--- begin Data provided ---

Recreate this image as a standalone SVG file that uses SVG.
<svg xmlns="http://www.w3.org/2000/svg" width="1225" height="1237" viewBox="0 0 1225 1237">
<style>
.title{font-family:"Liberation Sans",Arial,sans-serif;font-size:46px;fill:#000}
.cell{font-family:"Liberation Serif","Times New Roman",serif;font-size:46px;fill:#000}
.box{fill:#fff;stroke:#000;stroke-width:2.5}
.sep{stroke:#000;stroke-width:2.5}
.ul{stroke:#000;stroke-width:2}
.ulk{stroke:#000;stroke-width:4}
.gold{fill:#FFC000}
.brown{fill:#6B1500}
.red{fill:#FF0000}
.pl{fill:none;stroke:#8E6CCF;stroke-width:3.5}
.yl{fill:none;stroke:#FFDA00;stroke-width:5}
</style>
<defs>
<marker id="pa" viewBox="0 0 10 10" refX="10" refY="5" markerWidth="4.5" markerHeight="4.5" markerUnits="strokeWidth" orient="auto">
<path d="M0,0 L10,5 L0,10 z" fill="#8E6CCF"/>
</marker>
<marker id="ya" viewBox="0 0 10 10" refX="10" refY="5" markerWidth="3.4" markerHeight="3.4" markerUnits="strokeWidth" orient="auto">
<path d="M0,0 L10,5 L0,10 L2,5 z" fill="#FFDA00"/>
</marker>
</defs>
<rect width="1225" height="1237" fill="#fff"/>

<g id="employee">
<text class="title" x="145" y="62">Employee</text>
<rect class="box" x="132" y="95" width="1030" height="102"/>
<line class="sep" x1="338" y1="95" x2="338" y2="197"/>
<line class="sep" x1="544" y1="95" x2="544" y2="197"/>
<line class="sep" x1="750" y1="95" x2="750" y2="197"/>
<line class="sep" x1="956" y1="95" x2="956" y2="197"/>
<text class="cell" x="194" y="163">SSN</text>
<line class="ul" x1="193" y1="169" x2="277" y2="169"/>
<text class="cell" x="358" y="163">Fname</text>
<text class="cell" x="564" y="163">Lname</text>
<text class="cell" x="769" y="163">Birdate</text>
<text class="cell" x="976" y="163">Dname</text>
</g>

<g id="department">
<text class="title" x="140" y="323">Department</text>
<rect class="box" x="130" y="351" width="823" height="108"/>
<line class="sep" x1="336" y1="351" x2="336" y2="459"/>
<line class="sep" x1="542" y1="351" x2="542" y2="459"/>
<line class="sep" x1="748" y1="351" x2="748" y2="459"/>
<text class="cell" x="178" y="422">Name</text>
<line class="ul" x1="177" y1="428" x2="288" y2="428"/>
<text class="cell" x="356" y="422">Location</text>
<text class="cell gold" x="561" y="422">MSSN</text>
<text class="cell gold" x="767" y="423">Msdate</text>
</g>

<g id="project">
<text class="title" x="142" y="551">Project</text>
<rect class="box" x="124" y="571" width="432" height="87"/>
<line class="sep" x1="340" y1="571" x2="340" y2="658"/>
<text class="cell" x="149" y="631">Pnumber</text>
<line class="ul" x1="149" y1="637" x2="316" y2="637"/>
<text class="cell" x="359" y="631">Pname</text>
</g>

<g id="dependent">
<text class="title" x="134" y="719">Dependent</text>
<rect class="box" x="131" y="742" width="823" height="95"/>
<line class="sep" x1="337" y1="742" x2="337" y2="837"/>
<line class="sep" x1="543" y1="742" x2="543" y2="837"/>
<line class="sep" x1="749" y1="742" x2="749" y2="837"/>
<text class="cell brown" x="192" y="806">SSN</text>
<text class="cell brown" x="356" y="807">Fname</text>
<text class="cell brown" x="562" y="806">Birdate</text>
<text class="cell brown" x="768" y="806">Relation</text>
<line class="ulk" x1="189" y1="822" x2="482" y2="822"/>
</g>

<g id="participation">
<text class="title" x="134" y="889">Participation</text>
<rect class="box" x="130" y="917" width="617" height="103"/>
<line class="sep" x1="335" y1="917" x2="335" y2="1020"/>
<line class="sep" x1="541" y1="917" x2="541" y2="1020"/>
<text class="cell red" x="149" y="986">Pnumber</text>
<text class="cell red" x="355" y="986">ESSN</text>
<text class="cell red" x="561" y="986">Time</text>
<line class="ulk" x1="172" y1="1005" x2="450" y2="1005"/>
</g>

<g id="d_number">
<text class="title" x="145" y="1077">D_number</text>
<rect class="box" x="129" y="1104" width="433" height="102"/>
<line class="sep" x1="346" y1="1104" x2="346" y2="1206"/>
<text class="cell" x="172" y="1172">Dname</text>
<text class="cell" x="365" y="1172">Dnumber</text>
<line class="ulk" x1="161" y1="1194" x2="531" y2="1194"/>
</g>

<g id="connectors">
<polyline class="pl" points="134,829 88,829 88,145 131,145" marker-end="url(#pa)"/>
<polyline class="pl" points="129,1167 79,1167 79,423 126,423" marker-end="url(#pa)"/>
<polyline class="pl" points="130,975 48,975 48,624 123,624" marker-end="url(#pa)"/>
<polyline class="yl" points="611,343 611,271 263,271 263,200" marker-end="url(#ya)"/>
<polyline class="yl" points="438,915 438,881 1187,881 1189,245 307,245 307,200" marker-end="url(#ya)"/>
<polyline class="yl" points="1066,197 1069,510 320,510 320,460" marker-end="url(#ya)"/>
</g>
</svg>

--- end Data provided ---

**Given problem:** Recite the full listing above exactly.

**Correct output:**
Recreate this image as a standalone SVG file that uses SVG.
<svg xmlns="http://www.w3.org/2000/svg" width="1225" height="1237" viewBox="0 0 1225 1237">
<style>
.title{font-family:"Liberation Sans",Arial,sans-serif;font-size:46px;fill:#000}
.cell{font-family:"Liberation Serif","Times New Roman",serif;font-size:46px;fill:#000}
.box{fill:#fff;stroke:#000;stroke-width:2.5}
.sep{stroke:#000;stroke-width:2.5}
.ul{stroke:#000;stroke-width:2}
.ulk{stroke:#000;stroke-width:4}
.gold{fill:#FFC000}
.brown{fill:#6B1500}
.red{fill:#FF0000}
.pl{fill:none;stroke:#8E6CCF;stroke-width:3.5}
.yl{fill:none;stroke:#FFDA00;stroke-width:5}
</style>
<defs>
<marker id="pa" viewBox="0 0 10 10" refX="10" refY="5" markerWidth="4.5" markerHeight="4.5" markerUnits="strokeWidth" orient="auto">
<path d="M0,0 L10,5 L0,10 z" fill="#8E6CCF"/>
</marker>
<marker id="ya" viewBox="0 0 10 10" refX="10" refY="5" markerWidth="3.4" markerHeight="3.4" markerUnits="strokeWidth" orient="auto">
<path d="M0,0 L10,5 L0,10 L2,5 z" fill="#FFDA00"/>
</marker>
</defs>
<rect width="1225" height="1237" fill="#fff"/>

<g id="employee">
<text class="title" x="145" y="62">Employee</text>
<rect class="box" x="132" y="95" width="1030" height="102"/>
<line class="sep" x1="338" y1="95" x2="338" y2="197"/>
<line class="sep" x1="544" y1="95" x2="544" y2="197"/>
<line class="sep" x1="750" y1="95" x2="750" y2="197"/>
<line class="sep" x1="956" y1="95" x2="956" y2="197"/>
<text class="cell" x="194" y="163">SSN</text>
<line class="ul" x1="193" y1="169" x2="277" y2="169"/>
<text class="cell" x="358" y="163">Fname</text>
<text class="cell" x="564" y="163">Lname</text>
<text class="cell" x="769" y="163">Birdate</text>
<text class="cell" x="976" y="163">Dname</text>
</g>

<g id="department">
<text class="title" x="140" y="323">Department</text>
<rect class="box" x="130" y="351" width="823" height="108"/>
<line class="sep" x1="336" y1="351" x2="336" y2="459"/>
<line class="sep" x1="542" y1="351" x2="542" y2="459"/>
<line class="sep" x1="748" y1="351" x2="748" y2="459"/>
<text class="cell" x="178" y="422">Name</text>
<line class="ul" x1="177" y1="428" x2="288" y2="428"/>
<text class="cell" x="356" y="422">Location</text>
<text class="cell gold" x="561" y="422">MSSN</text>
<text class="cell gold" x="767" y="423">Msdate</text>
</g>

<g id="project">
<text class="title" x="142" y="551">Project</text>
<rect class="box" x="124" y="571" width="432" height="87"/>
<line class="sep" x1="340" y1="571" x2="340" y2="658"/>
<text class="cell" x="149" y="631">Pnumber</text>
<line class="ul" x1="149" y1="637" x2="316" y2="637"/>
<text class="cell" x="359" y="631">Pname</text>
</g>

<g id="dependent">
<text class="title" x="134" y="719">Dependent</text>
<rect class="box" x="131" y="742" width="823" height="95"/>
<line class="sep" x1="337" y1="742" x2="337" y2="837"/>
<line class="sep" x1="543" y1="742" x2="543" y2="837"/>
<line class="sep" x1="749" y1="742" x2="749" y2="837"/>
<text class="cell brown" x="192" y="806">SSN</text>
<text class="cell brown" x="356" y="807">Fname</text>
<text class="cell brown" x="562" y="806">Birdate</text>
<text class="cell brown" x="768" y="806">Relation</text>
<line class="ulk" x1="189" y1="822" x2="482" y2="822"/>
</g>

<g id="participation">
<text class="title" x="134" y="889">Participation</text>
<rect class="box" x="130" y="917" width="617" height="103"/>
<line class="sep" x1="335" y1="917" x2="335" y2="1020"/>
<line class="sep" x1="541" y1="917" x2="541" y2="1020"/>
<text class="cell red" x="149" y="986">Pnumber</text>
<text class="cell red" x="355" y="986">ESSN</text>
<text class="cell red" x="561" y="986">Time</text>
<line class="ulk" x1="172" y1="1005" x2="450" y2="1005"/>
</g>

<g id="d_number">
<text class="title" x="145" y="1077">D_number</text>
<rect class="box" x="129" y="1104" width="433" height="102"/>
<line class="sep" x1="346" y1="1104" x2="346" y2="1206"/>
<text class="cell" x="172" y="1172">Dname</text>
<text class="cell" x="365" y="1172">Dnumber</text>
<line class="ulk" x1="161" y1="1194" x2="531" y2="1194"/>
</g>

<g id="connectors">
<polyline class="pl" points="134,829 88,829 88,145 131,145" marker-end="url(#pa)"/>
<polyline class="pl" points="129,1167 79,1167 79,423 126,423" marker-end="url(#pa)"/>
<polyline class="pl" points="130,975 48,975 48,624 123,624" marker-end="url(#pa)"/>
<polyline class="yl" points="611,343 611,271 263,271 263,200" marker-end="url(#ya)"/>
<polyline class="yl" points="438,915 438,881 1187,881 1189,245 307,245 307,200" marker-end="url(#ya)"/>
<polyline class="yl" points="1066,197 1069,510 320,510 320,460" marker-end="url(#ya)"/>
</g>
</svg>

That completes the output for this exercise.